Панин вечерами, сосредоточенно безмолвствуя у своего кульмана, размышлял о новых способах ковки либо подбирал слова для "языка предельной ясности". Однажды он сказал, что решил признать диалектику Гегеля, которую именовал "учением о противоречиях". По его рассказам, произошло это неожиданно для него самого и так же решительно, как в лагере, когда он внезапно признал Маяковского.
- Он по всем ухваткам был вроде нарядчика из блатных бытовиков. Этакий нарядила-горлохват… Но стихотворец могучий. Я это понял, услышав, как читал один артист. Могучие и вдохновенные стихи. Притворялся безбожником, богоборцем. Но слова-то у него из Священного писания; и слова, и страсти…
Солженицын постоянно читал словарь Даля, делал выписки в маленьких самодельных тетрадках либо на листках, которые потом сшивал. Он писал крохотными буквочками-икринками, сокращал слова, иные заменял математическими или стенографическими значками. Тогда он изучал стенографию по самоучителю. Читал он и книги по истории, философии, и "Войну и мир". Том из старого собрания сочинений Толстого был его собственностью, он его никому не давал. Когда я все же выпросил, то увидел текст и поля, испещренные пометками. Некоторые показались мне кощунственными. Он помечал: "неудачно", "неуклюже", "галлицизм", "излишние слова".
От укоров он отмахнулся.
- А ты не пугай меня авторитетами. Я так думаю. И это я писал для себя. Язык Толстого устарел.
И напомнил, что я же говорил ему о языке как о живом существе, непрерывно развивающемся, изменяющемся, говорил, что язык Пушкина был иным, чем у Державина, и мы не можем, не в силах - как бы ни хотели и ни старались - удерживать развитие, сохранять неизменным язык, созданный великими классиками.
Солженицын хранил в особом тайнике большой том, в котором были переплетены вместе несколько работ о древнем Востоке.
Нас обоих поражала необычная злободневность сурово печальных и добрых мыслей Лао Цзы.
Оружие - орудие несчастья, а не благородства. Благородный побеждает неохотно.

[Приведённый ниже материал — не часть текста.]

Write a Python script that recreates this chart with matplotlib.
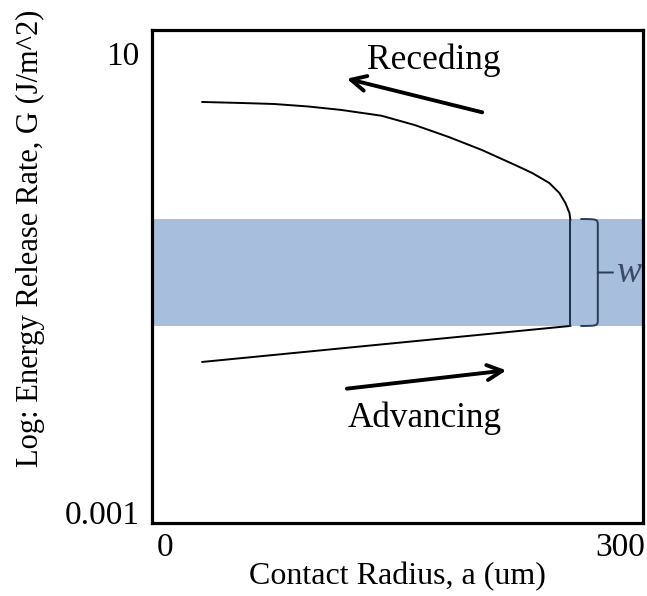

Он не может радоваться тому, что убивает людей!
Чем больше запретов и ограничений, тем беднее народ. Чем больше законов и предписаний, тем больше воров и разбойников.
Лао Цзы призывал за полтысячелетия до Христа: "Воздавайте за вражду благодеяниями".
Конфуций через столетие после Лао Цзы возражал: "А чем тогда воздашь за добро? Справедливостью плати за несправедливость, но добром плати за добро… Не причиняй другому того, чего ты не хотел бы, чтобы причинили тебе".
Они на века опередили проповедников христианской нравственности и категорический императив Канта. Так подтверждались мои представления о единстве человеческого рода, которые возникли еще в пионерском детстве, в пору эсперантистских фантазий.
Но каждый раз, когда мы об этом говорили втроем, разгорался бесконечный спор.